Credit guru Thea Dudley has spent more than 30 years in LBM credit management. Now she's here to answer your credit and collection questions. Got a question for her mailbag? Contact Thea at [email protected]

Dear Thea:
I recently had a customer file bankruptcy. He told us not to worry because he did not include us in the bankruptcy filings and was going to make a payment to us real soon. I always thought that once someone filed for bankruptcy everything stopped. My sales rep is arguing with me that we will be fine since we weren’t included and that he is asking for us to have preferred status. Is this an option?
Signed, Banking on a Rumor in Rhode Island

Dear Banking,I love rumors. They lead to false hope, unrealistic optimism, and most likely the reason the phrase “ignorance is bliss” was coined. But as a judge frenemy of mine once told me (he told me this more than once along with some other gems I do not appreciate) that “ignorance of the law is no excuse”.

Just because you heard it, don’t make it gospel. Just because you might not be aware of the ins and outs of the “B” word, does not mean they don’t apply to you. Bankruptcy is the gift that keeps giving. Like a rash. Poison ivy to be specific. Itchy, oozy, it spreads and pops up where you least expect it, leaving some nasty scars.

I am doing some assumptions to your question since you did not say what chapter the bankruptcy was or the details. Generically speaking, just because you were “left off” the bankruptcy filing paperwork does not mean you have a free pass to conduct business as usual. If that were the case, many a supplier would be left off those filings so customers could maintain a relationship with at least one supplier, while the rest of the herd got nothing.

Where is your bankrupt customer getting the money to give you the alleged payment? I am assuming that he is talking about making this “phantom payment” on the past due account and not as payment new product. How and why are you the lucky holder of the golden ticket on his BK filing?

Depending on chapter filing and the Trustee involved, you most likely will be identified sooner rather than later. If you take that payment you may find yourself being asked to pay it back to the Trustee who will see that payment in different light then you, and the debtor, do. Talk about insult to serious injury.

The preferred status comment is perplexing and worth a bit of a giggle. It is a complete contradiction from the first comment. If you are not part of something, how can you request having a status, preferred or otherwise, in it? It makes you want to shout “get your poop in a group before you come in here with this story?” Are you or are you not bankrupt?
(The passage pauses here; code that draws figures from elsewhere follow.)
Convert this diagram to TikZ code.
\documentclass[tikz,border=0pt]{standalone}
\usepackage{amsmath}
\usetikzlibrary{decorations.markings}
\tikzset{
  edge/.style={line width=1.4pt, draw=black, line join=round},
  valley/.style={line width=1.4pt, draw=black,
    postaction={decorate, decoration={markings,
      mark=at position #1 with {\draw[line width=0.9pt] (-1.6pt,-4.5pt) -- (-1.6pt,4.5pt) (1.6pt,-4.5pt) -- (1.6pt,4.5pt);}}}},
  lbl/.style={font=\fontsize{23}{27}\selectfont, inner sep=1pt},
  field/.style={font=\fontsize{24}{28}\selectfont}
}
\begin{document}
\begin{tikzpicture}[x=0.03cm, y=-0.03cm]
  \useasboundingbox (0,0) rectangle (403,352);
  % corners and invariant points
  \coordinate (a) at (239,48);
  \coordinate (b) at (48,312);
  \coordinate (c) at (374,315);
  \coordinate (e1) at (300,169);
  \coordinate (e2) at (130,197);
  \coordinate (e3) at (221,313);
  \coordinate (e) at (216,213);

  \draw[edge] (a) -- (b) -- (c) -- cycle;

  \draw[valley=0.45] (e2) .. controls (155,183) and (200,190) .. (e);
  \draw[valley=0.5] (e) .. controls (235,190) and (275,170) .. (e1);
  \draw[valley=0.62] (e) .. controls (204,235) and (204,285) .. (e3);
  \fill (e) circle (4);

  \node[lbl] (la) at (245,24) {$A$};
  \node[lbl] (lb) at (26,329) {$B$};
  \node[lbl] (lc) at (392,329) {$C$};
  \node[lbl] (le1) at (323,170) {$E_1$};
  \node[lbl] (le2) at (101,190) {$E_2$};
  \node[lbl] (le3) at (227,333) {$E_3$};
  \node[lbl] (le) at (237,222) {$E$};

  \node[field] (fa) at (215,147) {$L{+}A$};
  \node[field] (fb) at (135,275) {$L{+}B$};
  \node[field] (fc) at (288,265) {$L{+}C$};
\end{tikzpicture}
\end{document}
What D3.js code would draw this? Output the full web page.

If you are, I am working from the benchmark that we are part of it and all things stop until I have clear details.

Are you chapter 11 debtor in possession? Chapter 13 repayment plan? Straight up liquidating 7? Is there even anything to liquidate (besides what the Trustee is going to try to claw back from me)? What am I working with here?

While preferred or critical vendor status is a real thing and it can get your pre-petition bankruptcy balance paid or at least a higher status in said bankruptcy, it does come at a price. You have to be willing to sell the debtor-in-possession on terms and you have to meet the court criteria (critical has to be proven).

Bankruptcy is an emotional hot button for many credit managers. That notice comes across my desk and I know I will not be collecting that money. I understand why bankruptcy laws exist and the intent behind them. As a credit manager, I get to see the serial filers and the quick trigger pullers who use bankruptcy as a parachute out when the going gets tough. It is rare that we get to work with a company or individual who is genuinely working out of tough situations and is intent on making it right. After all, companies have taken the bankruptcy walk and come out on the other side, Chrysler, Ally Bank, General Motors, the Texas Rangers, and Marvel comics to name a few all filed and managed to put themselves back together.

Follow your credit manager instincts dear Banking. If somethings sounds too good to be true it usually is. As the saying goes, if you buy a diamond ring for ten cents you have a ring that isn’t worth a dime.